GitLab Patches Six Vulnerabilities Including Unauthenticated File Upload and DoS Flaw
GitLab released versions 18.1.1, 18.0.3, and 17.11.5 on June 25, 2025, fixing six security vulnerabilities, including a medium-severity flaw allowing unauthenticated file uploads to public projects.

GitLab released emergency patch versions 18.1.1, 18.0.3, and 17.11.5 on June 25, 2025, addressing six security vulnerabilities affecting both Community and Enterprise Editions. The most notable flaw, CVE-2025-1754 (CVSS 5.3), allows unauthenticated attackers to upload arbitrary files to public projects via crafted API requests, potentially leading to resource abuse and unauthorized content storage. This issue impacts all self-managed GitLab instances running versions 17.2 through the affected ranges, and GitLab.com was already patched before the public disclosure.
Another medium-severity vulnerability, CVE-2025-3279 (CVSS 6.5), enables authenticated attackers to trigger a denial-of-service condition by sending specially crafted GraphQL requests. The flaw affects all GitLab versions from 10.7 up to the patched releases, and was reported by researcher pwnie through GitLab's HackerOne bug bounty program. GitLab has also fixed CVE-2025-5315 (CVSS 4.3), an improper access control issue allowing Guest users to add child items to incident work items via API calls that bypass UI-imposed role restrictions.

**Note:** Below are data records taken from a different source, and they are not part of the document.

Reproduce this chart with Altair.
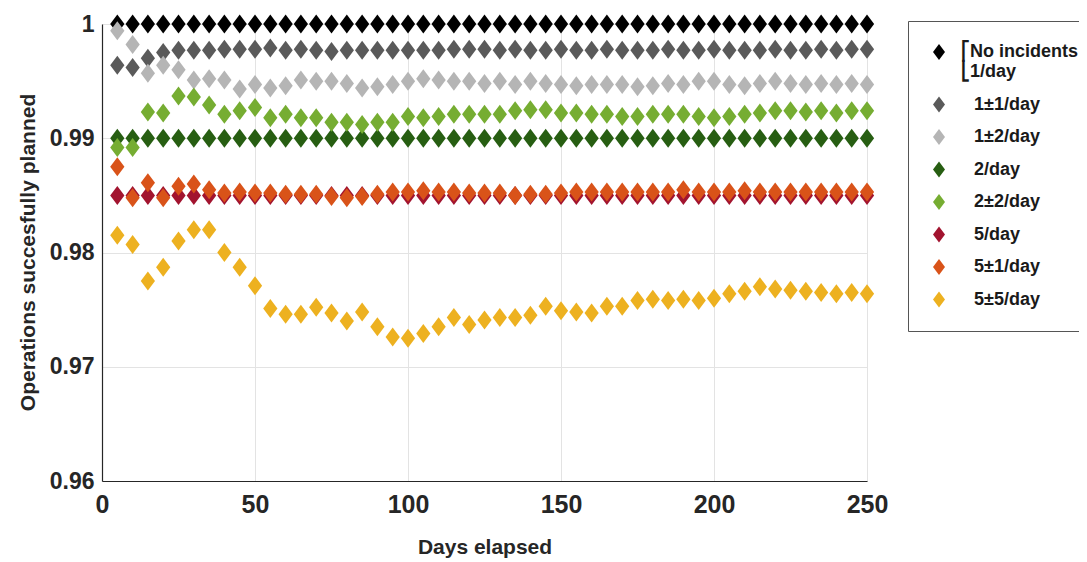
import altair as alt
import pandas as pd

# days elapsed (x) and the success ratio of each incident scenario (y)
days = [5, 10, 15, 20, 25, 30, 35, 40, 45, 50,
        55, 60, 65, 70, 75, 80, 85, 90, 95, 100,
        105, 110, 115, 120, 125, 130, 135, 140, 145, 150,
        155, 160, 165, 170, 175, 180, 185, 190, 195, 200,
        205, 210, 215, 220, 225, 230, 235, 240, 245, 250]

no_incidents = [1.0, 1.0, 1.0, 1.0, 1.0, 1.0, 1.0, 1.0, 1.0, 1.0,
                1.0, 1.0, 1.0, 1.0, 1.0, 1.0, 1.0, 1.0, 1.0, 1.0,
                1.0, 1.0, 1.0, 1.0, 1.0, 1.0, 1.0, 1.0, 1.0, 1.0,
                1.0, 1.0, 1.0, 1.0, 1.0, 1.0, 1.0, 1.0, 1.0, 1.0,
                1.0, 1.0, 1.0, 1.0, 1.0, 1.0, 1.0, 1.0, 1.0, 1.0]
one_pm_one = [0.9964, 0.9962, 0.9970, 0.9975, 0.9977, 0.9977, 0.9977, 0.9978, 0.9978, 0.9978,
              0.9979, 0.9977, 0.9978, 0.9977, 0.9976, 0.9977, 0.9977, 0.9977, 0.9977, 0.9977,
              0.9977, 0.9977, 0.9978, 0.9978, 0.9978, 0.9977, 0.9978, 0.9977, 0.9977, 0.9978,
              0.9977, 0.9977, 0.9978, 0.9977, 0.9977, 0.9977, 0.9978, 0.9977, 0.9977, 0.9978,
              0.9977, 0.9977, 0.9977, 0.9978, 0.9977, 0.9977, 0.9978, 0.9977, 0.9978, 0.9978]
one_pm_two = [0.9994, 0.9982, 0.9957, 0.9964, 0.9960, 0.9951, 0.9952, 0.9951, 0.9943, 0.9947,
              0.9944, 0.9946, 0.9951, 0.9950, 0.9950, 0.9948, 0.9944, 0.9945, 0.9947, 0.9950,
              0.9952, 0.9951, 0.9950, 0.9950, 0.9948, 0.9950, 0.9947, 0.9950, 0.9948, 0.9947,
              0.9946, 0.9947, 0.9947, 0.9947, 0.9945, 0.9946, 0.9948, 0.9947, 0.9950, 0.9950,
              0.9947, 0.9946, 0.9948, 0.9950, 0.9948, 0.9947, 0.9948, 0.9947, 0.9948, 0.9947]
two = [0.990, 0.990, 0.990, 0.990, 0.990, 0.990, 0.990, 0.990, 0.990, 0.990,
       0.990, 0.990, 0.990, 0.990, 0.990, 0.990, 0.990, 0.990, 0.990, 0.990,
       0.990, 0.990, 0.990, 0.990, 0.990, 0.990, 0.990, 0.990, 0.990, 0.990,
       0.990, 0.990, 0.990, 0.990, 0.990, 0.990, 0.990, 0.990, 0.990, 0.990,
       0.990, 0.990, 0.990, 0.990, 0.990, 0.990, 0.990, 0.990, 0.990, 0.990]
two_pm_two = [0.9892, 0.9892, 0.9923, 0.9922, 0.9937, 0.9936, 0.9929, 0.9921, 0.9924, 0.9927,
              0.9918, 0.9921, 0.9918, 0.9918, 0.9914, 0.9914, 0.9912, 0.9914, 0.9914, 0.9919,
              0.9918, 0.9919, 0.9921, 0.9921, 0.9921, 0.9921, 0.9924, 0.9925, 0.9925, 0.9922,
              0.9922, 0.9921, 0.9921, 0.9919, 0.9919, 0.9921, 0.9921, 0.9921, 0.9919, 0.9918,
              0.9919, 0.9921, 0.9922, 0.9924, 0.9924, 0.9923, 0.9924, 0.9922, 0.9924, 0.9924]
five = [0.985, 0.985, 0.985, 0.985, 0.985, 0.985, 0.985, 0.985, 0.985, 0.985,
        0.985, 0.985, 0.985, 0.985, 0.985, 0.985, 0.985, 0.985, 0.985, 0.985,
        0.985, 0.985, 0.985, 0.985, 0.985, 0.985, 0.985, 0.985, 0.985, 0.985,
        0.985, 0.985, 0.985, 0.985, 0.985, 0.985, 0.985, 0.985, 0.985, 0.985,
        0.985, 0.985, 0.985, 0.985, 0.985, 0.985, 0.985, 0.985, 0.985, 0.985]
five_pm_one = [0.9875, 0.9848, 0.9861, 0.9848, 0.9858, 0.9860, 0.9855, 0.9852, 0.9853, 0.9852,
               0.9852, 0.9851, 0.9851, 0.9851, 0.9849, 0.9848, 0.9849, 0.9851, 0.9853, 0.9853,
               0.9854, 0.9853, 0.9853, 0.9852, 0.9852, 0.9852, 0.9850, 0.9851, 0.9851, 0.9852,
               0.9853, 0.9853, 0.9853, 0.9853, 0.9853, 0.9853, 0.9853, 0.9855, 0.9853, 0.9853,
               0.9853, 0.9854, 0.9853, 0.9853, 0.9853, 0.9853, 0.9853, 0.9853, 0.9853, 0.9853]
five_pm_five = [0.9815, 0.9807, 0.9775, 0.9787, 0.9810, 0.9820, 0.9820, 0.9800, 0.9787, 0.9771,
                0.9751, 0.9746, 0.9746, 0.9752, 0.9747, 0.9740, 0.9748, 0.9735, 0.9726, 0.9725,
                0.9729, 0.9735, 0.9743, 0.9737, 0.9741, 0.9743, 0.9743, 0.9745, 0.9753, 0.9749,
                0.9748, 0.9747, 0.9753, 0.9753, 0.9758, 0.9759, 0.9758, 0.9759, 0.9758, 0.9760,
                0.9764, 0.9766, 0.9770, 0.9768, 0.9767, 0.9766, 0.9765, 0.9764, 0.9765, 0.9764]

series_names = ["No incidents 1/day", "1±1/day", "1±2/day", "2/day",
                "2±2/day", "5/day", "5±1/day", "5±5/day"]
series_values = [no_incidents, one_pm_one, one_pm_two, two,
                 two_pm_two, five, five_pm_one, five_pm_five]
series_colors = ["#000000", "#5a5a5a", "#b5b5b5", "#275e12",
                 "#76ad32", "#a2142f", "#d95319", "#edb120"]

# long table, in plotting order so later series sit on top
rows = []
for i, (name, vals) in enumerate(zip(series_names, series_values)):
    for d, v in zip(days, vals):
        rows.append({"day": d, "ratio": v, "series": name, "order": i})
df = pd.DataFrame(rows)

FONT = "Liberation Sans"
DIAMOND = "M0,-1L0.75,0L0,1L-0.75,0Z"  # matlab-style tall diamond

# first entry gets a bracket over two lines, the rest are pushed past the bracket
# with a blank glyph (svg trims plain leading spaces)
legend_labels = ("datum.label == 'No incidents 1/day' ? ['⎡No incidents', '⎣1/day'] "
                 ": '\u2800' + datum.label")

chart = alt.Chart(df).mark_point(filled=True, shape=DIAMOND, size=361, opacity=1).encode(
    x=alt.X("day:Q", title="Days elapsed",
            scale=alt.Scale(domain=[0, 250], nice=False),
            axis=alt.Axis(values=[0, 50, 100, 150, 200, 250], labelFontSize=25,
                          labelFlush=False, labelPadding=11,
                          titleY=55, titleBaseline="top")),
    y=alt.Y("ratio:Q", title="Operations succesfully planned",
            scale=alt.Scale(domain=[0.96, 1.0], nice=False, zero=False),
            axis=alt.Axis(values=[0.96, 0.97, 0.98, 0.99, 1.0], format=".2~f",
                          labelFontSize=23, labelPadding=8,
                          titleAngle=270, titleBaseline="bottom", titleX=-64, titleY=228)),
    color=alt.Color("series:N", title=None,
                    scale=alt.Scale(domain=series_names, range=series_colors),
                    legend=alt.Legend(
                        orient="none", legendX=806, legendY=-3,
                        symbolType=DIAMOND, symbolSize=256, symbolStrokeWidth=0,
                        labelExpr=legend_labels,
                        labelFontSize=18, labelFont=FONT, labelFontWeight="bold",
                        labelColor="#1a1a1a", labelOffset=13, rowPadding=14.5,
                        padding=22, strokeColor="#555555", fillColor="white")),
    order=alt.Order("order:Q"),
).properties(
    width=765,
    height=457,
    autosize="none",
    padding={"left": 94, "top": 16, "right": 212, "bottom": 80},
).configure_axis(
    labelFont=FONT, titleFont=FONT, labelFontWeight="bold", titleFontWeight="bold",
    titleFontSize=21, labelColor="#262626", titleColor="#262626",
    domainColor="#262626", domainWidth=1.2, ticks=False,
    gridColor="#e3e3e3", gridWidth=1,
).configure_view(stroke=None)

chart.save("out.html", embed_options={"renderer": "svg", "actions": False})
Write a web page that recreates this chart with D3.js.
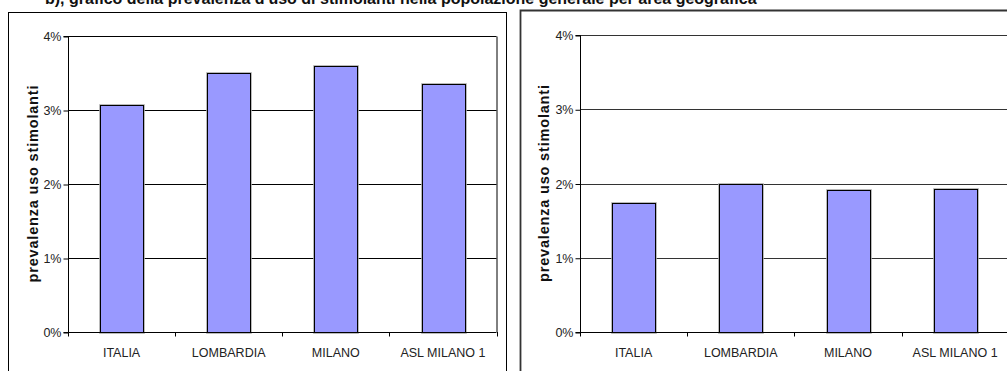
<!DOCTYPE html>
<html>
<head>
<meta charset="utf-8">
<script src="https://cdn.jsdelivr.net/npm/d3@7"></script>
<style>
  html, body { margin: 0; padding: 0; background: #fff; }
  svg { display: block; }
  text { font-family: Arial, "Liberation Sans", sans-serif; }
</style>
</head>
<body>
<svg id="chart" width="1007" height="371"></svg>
<script>
// Areas shown on the x axis of both panels
const categories = ["ITALIA", "LOMBARDIA", "MILANO", "ASL MILANO 1"];
// Prevalence of stimulant use (%), left and right panel
const leftValues = [3.07, 3.50, 3.60, 3.35];
const rightValues = [1.74, 2.00, 1.91, 1.93];
// Y axis ticks (%)
const yTicks = [0, 1, 2, 3, 4];
const yTitle = "prevalenza uso stimolanti";
const pageTitle = "b), grafico della prevalenza d'uso di stimolanti nella popolazione generale per area geografica";

const svg = d3.select("#chart");

// Page heading (its upper part lies above the visible area)
svg.append("text")
  .attr("x", 45).attr("y", 4)
  .attr("font-size", 16).attr("font-weight", "bold")
  .attr("fill", "#111")
  .text(pageTitle);

// Panel frames
svg.append("rect")
  .attr("x", 8.5).attr("y", 12.5).attr("width", 498).attr("height", 400)
  .attr("fill", "none").attr("stroke", "#000").attr("stroke-width", 1);
svg.append("path")
  .attr("d", "M520.5,420V10.5H1010")
  .attr("fill", "none").attr("stroke", "#333").attr("stroke-width", 1.8);

function drawPanel(cfg) {
  const g = svg.append("g");
  const x = d3.scaleBand().domain(categories)
    .range([cfg.x0, cfg.x1]).paddingInner(0.6).paddingOuter(0.3);
  const y = d3.scaleLinear().domain([0, 4]).range([cfg.yBottom, cfg.yTop]);

  // horizontal gridlines
  g.selectAll("line.grid").data(yTicks.filter(d => d > 0)).join("line")
    .attr("class", "grid")
    .attr("x1", cfg.x0).attr("x2", cfg.x1)
    .attr("y1", d => Math.round(y(d)) + 0.5).attr("y2", d => Math.round(y(d)) + 0.5)
    .attr("stroke", cfg.gridColor).attr("stroke-width", 1);

  // plot-area right border
  if (cfg.rightBorder) {
    g.append("line")
      .attr("x1", cfg.x1 + 0.5).attr("x2", cfg.x1 + 0.5)
      .attr("y1", Math.round(y(4)) + 0.5).attr("y2", cfg.yBottom)
      .attr("stroke", "#000");
  }

  // bars with a soft grey halo
  g.selectAll("rect.halo").data(cfg.values).join("rect")
    .attr("class", "halo")
    .attr("x", (d, i) => Math.round(x(categories[i])) + 0.5)
    .attr("y", d => Math.round(y(d)) + 0.5)
    .attr("width", Math.round(x.bandwidth()))
    .attr("height", d => y(0) - Math.round(y(d)))
    .attr("fill", "none").attr("stroke", "#aaa").attr("stroke-width", 2.6);
  g.selectAll("rect.bar").data(cfg.values).join("rect")
    .attr("class", "bar")
    .attr("x", (d, i) => Math.round(x(categories[i])) + 0.5)
    .attr("y", d => Math.round(y(d)) + 0.5)
    .attr("width", Math.round(x.bandwidth()))
    .attr("height", d => y(0) - Math.round(y(d)))
    .attr("fill", "#9999ff").attr("stroke", "#000").attr("stroke-width", 1);

  // y axis
  const yAxis = d3.axisLeft(y).tickValues(yTicks).tickSize(5).tickPadding(2)
    .tickFormat(d => d + "%");
  const ya = g.append("g").attr("transform", `translate(${cfg.x0 + 0.5},0.5)`).call(yAxis);
  ya.select(".domain").attr("stroke", "#000").attr("d", `M-5,${y(0)}H0V${y(4)}H-5`);
  ya.selectAll(".tick line").attr("stroke", "#000");
  ya.selectAll(".tick text")
    .attr("font-size", 12.5).attr("fill", "#222")
    .attr("font-family", "Arial, 'Liberation Sans', sans-serif");

  // x axis: ticks sit between categories
  const xa = g.append("g");
  xa.append("line")
    .attr("x1", cfg.x0).attr("x2", cfg.x1)
    .attr("y1", y(0) + 0.5).attr("y2", y(0) + 0.5)
    .attr("stroke", "#000");
  const bounds = d3.range(categories.length + 1)
    .map(i => cfg.x0 + i * x.step());
  xa.selectAll("line.tk").data(bounds).join("line")
    .attr("class", "tk")
    .attr("x1", d => Math.round(d) + 0.5).attr("x2", d => Math.round(d) + 0.5)
    .attr("y1", y(0)).attr("y2", y(0) + 4.5)
    .attr("stroke", "#000");
  xa.selectAll("text").data(categories).join("text")
    .attr("x", d => x(d) + x.bandwidth() / 2)
    .attr("y", y(0) + 24.5)
    .attr("text-anchor", "middle")
    .attr("font-size", 12.5).attr("fill", "#222")
    .text(d => d);

  // y axis title
  g.append("text")
    .attr("transform", `translate(${cfg.titleX},${(cfg.yTop + cfg.yBottom) / 2}) rotate(-90)`)
    .attr("text-anchor", "middle")
    .attr("font-size", 14.5).attr("font-weight", "bold").attr("fill", "#111")
    .attr("textLength", 197).attr("lengthAdjust", "spacing")
    .text(yTitle);
}

drawPanel({ x0: 68, x1: 496.5, yTop: 36, yBottom: 332, values: leftValues,
            gridColor: "#000", rightBorder: true, titleX: 38 });
drawPanel({ x0: 580, x1: 1008.7, yTop: 35, yBottom: 332, values: rightValues,
            gridColor: "#333", rightBorder: false, titleX: 549 });
</script>
</body>
</html>
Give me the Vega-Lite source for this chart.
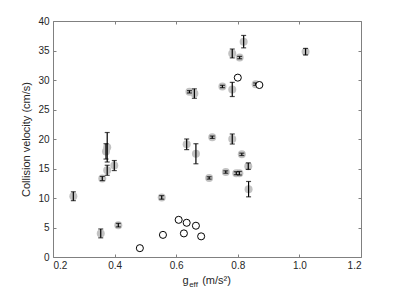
{
  "$schema": "https://vega.github.io/schema/vega-lite/v6.json",
  "autosize": "none",
  "padding": {"left": 53, "top": 21, "right": 38, "bottom": 42},
  "width": 308,
  "height": 236,
  "background": "white",
  "config": {
    "view": {"stroke": "#808080", "strokeWidth": 1},
    "font": "Liberation Sans",
    "axis": {"grid": false, "domainColor": "#808080", "tickColor": "#808080", "labelColor": "#262626", "titleColor": "#262626", "labelFontSize": 10, "titleFontSize": 11, "titleFontWeight": "normal", "tickSize": -3, "labelFont": "Liberation Sans", "titleFont": "Liberation Sans"}
  },
  "datasets": {
    "gray": [
      {"x": 0.266, "y": 10.3, "lo": 9.55, "hi": 11.05},
      {"x": 0.355, "y": 4.0, "lo": 3.25, "hi": 4.75},
      {"x": 0.412, "y": 5.4, "lo": 5.1, "hi": 5.7},
      {"x": 0.36, "y": 13.3, "lo": 12.95, "hi": 13.65},
      {"x": 0.376, "y": 14.7, "lo": 13.85, "hi": 15.55},
      {"x": 0.399, "y": 15.5, "lo": 14.65, "hi": 16.35},
      {"x": 0.372, "y": 17.9, "lo": 16.6, "hi": 19.2},
      {"x": 0.376, "y": 18.6, "lo": 16.1, "hi": 21.1},
      {"x": 0.553, "y": 10.1, "lo": 9.8, "hi": 10.4},
      {"x": 0.634, "y": 19.1, "lo": 18.2, "hi": 20.0},
      {"x": 0.664, "y": 17.5, "lo": 15.8, "hi": 19.2},
      {"x": 0.717, "y": 20.3, "lo": 20.1, "hi": 20.5},
      {"x": 0.707, "y": 13.4, "lo": 13.2, "hi": 13.6},
      {"x": 0.761, "y": 14.4, "lo": 14.2, "hi": 14.6},
      {"x": 0.782, "y": 20.0, "lo": 19.15, "hi": 20.85},
      {"x": 0.813, "y": 17.4, "lo": 17.2, "hi": 17.6},
      {"x": 0.834, "y": 15.4, "lo": 14.85, "hi": 15.95},
      {"x": 0.795, "y": 14.2, "lo": 13.95, "hi": 14.45},
      {"x": 0.805, "y": 14.2, "lo": 13.9, "hi": 14.5},
      {"x": 0.835, "y": 11.5, "lo": 10.2, "hi": 12.8},
      {"x": 0.819, "y": 36.5, "lo": 35.45, "hi": 37.55},
      {"x": 0.782, "y": 34.5, "lo": 33.75, "hi": 35.25},
      {"x": 0.806, "y": 33.8, "lo": 33.6, "hi": 34.0},
      {"x": 1.02, "y": 34.8, "lo": 34.25, "hi": 35.35},
      {"x": 0.75, "y": 28.9, "lo": 28.7, "hi": 29.1},
      {"x": 0.782, "y": 28.4, "lo": 27.2, "hi": 29.6},
      {"x": 0.858, "y": 29.3, "lo": 29.1, "hi": 29.5},
      {"x": 0.643, "y": 28.0, "lo": 27.8, "hi": 28.2},
      {"x": 0.659, "y": 27.7, "lo": 26.9, "hi": 28.5}
    ],
    "open": [
      {"x": 0.482, "y": 1.5},
      {"x": 0.557, "y": 3.75},
      {"x": 0.608, "y": 6.3},
      {"x": 0.634, "y": 5.8},
      {"x": 0.664, "y": 5.3},
      {"x": 0.625, "y": 4.0},
      {"x": 0.681, "y": 3.5},
      {"x": 0.8, "y": 30.4},
      {"x": 0.87, "y": 29.15}
    ]
  },
  "resolve": {"axis": {"x": "independent", "y": "independent"}},
  "layer": [
    {
      "data": {"name": "gray"},
      "mark": {"type": "circle", "size": 64, "color": "#c2c2c2", "opacity": 1},
      "encoding": {
        "x": {"field": "x", "type": "quantitative", "scale": {"domain": [0.2, 1.2], "nice": false, "zero": false},
          "axis": {"orient": "bottom", "values": [0.2, 0.4, 0.6, 0.8, 1, 1.2], "labelPadding": 6, "title": "(m/s²)", "titleX": 163, "titleY": 26, "titleAlign": "center", "titleBaseline": "alphabetic", "titleAnchor": null, "domain": false}},
        "y": {"field": "y", "type": "quantitative", "scale": {"domain": [0, 40], "nice": false, "zero": false},
          "axis": {"orient": "left", "values": [0, 5, 10, 15, 20, 25, 30, 35, 40], "labelPadding": 7, "title": "Collision velocity (cm/s)", "titlePadding": 6, "domain": false}}
      }
    },
    {
      "data": {"name": "gray"},
      "mark": {"type": "rule", "color": "black", "strokeWidth": 1.2},
      "encoding": {
        "x": {"field": "x", "type": "quantitative", "axis": null},
        "y": {"field": "lo", "type": "quantitative", "axis": null},
        "y2": {"field": "hi"}
      }
    },
    {
      "data": {"name": "gray"},
      "mark": {"type": "tick", "orient": "horizontal", "color": "black", "size": 5, "thickness": 1.2},
      "encoding": {
        "x": {"field": "x", "type": "quantitative", "axis": null},
        "y": {"field": "lo", "type": "quantitative", "axis": null}
      }
    },
    {
      "data": {"name": "gray"},
      "mark": {"type": "tick", "orient": "horizontal", "color": "black", "size": 5, "thickness": 1.2},
      "encoding": {
        "x": {"field": "x", "type": "quantitative", "axis": null},
        "y": {"field": "hi", "type": "quantitative", "axis": null}
      }
    },
    {
      "data": {"name": "open"},
      "mark": {"type": "point", "shape": "circle", "size": 50, "filled": false, "fill": "white", "fillOpacity": 1, "stroke": "black", "strokeWidth": 1, "opacity": 1},
      "encoding": {
        "x": {"field": "x", "type": "quantitative",
          "axis": {"orient": "top", "values": [0.2, 0.4, 0.6, 0.8, 1, 1.2], "labels": false, "domain": false, "title": "eff", "titleFontSize": 8, "titleX": 140, "titleY": 265, "titleAlign": "center", "titleBaseline": "alphabetic", "titleAnchor": null}},
        "y": {"field": "y", "type": "quantitative",
          "axis": {"orient": "right", "values": [0, 5, 10, 15, 20, 25, 30, 35, 40], "labels": false, "domain": false, "title": "g", "titleAngle": 0, "titleX": -176, "titleY": 262, "titleAlign": "center", "titleBaseline": "alphabetic", "titleAnchor": null}}
      }
    }
  ]
}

A lower-severity elevation-of-privilege bug, CVE-2025-2938 (CVSS 3.1), was patched to prevent authenticated users from gaining unintended elevated permissions during project access request approval processes. Additionally, CVE-2025-5846 (CVSS 2.7) affects GitLab Enterprise Edition only, allowing authenticated users to assign unrelated compliance frameworks to projects via crafted GraphQL mutations. This last issue was reported internally by GitLab team member Joern Schneeweisz.
GitLab strongly recommends that all self-managed installations running affected versions — from 10.7 through 18.1.x — upgrade immediately to one of the patched releases. GitLab.com is already running the fixed software, and GitLab Dedicated customers do not need to take action. The company follows a patch release cadence of two scheduled releases per month, plus ad-hoc critical patches for high-severity vulnerabilities. Full technical details for each vulnerability will be made public on GitLab's issue tracker 30 days after this release.
The patch batch also includes numerous bug fixes backported to each version stream, addressing issues ranging from LFS file download restrictions to wiki comment stability and CI pipeline performance. This release underscores the ongoing challenge of securing large, self-hosted development platforms where multiple versions are simultaneously supported, as attackers actively probe for gaps between patch cycles.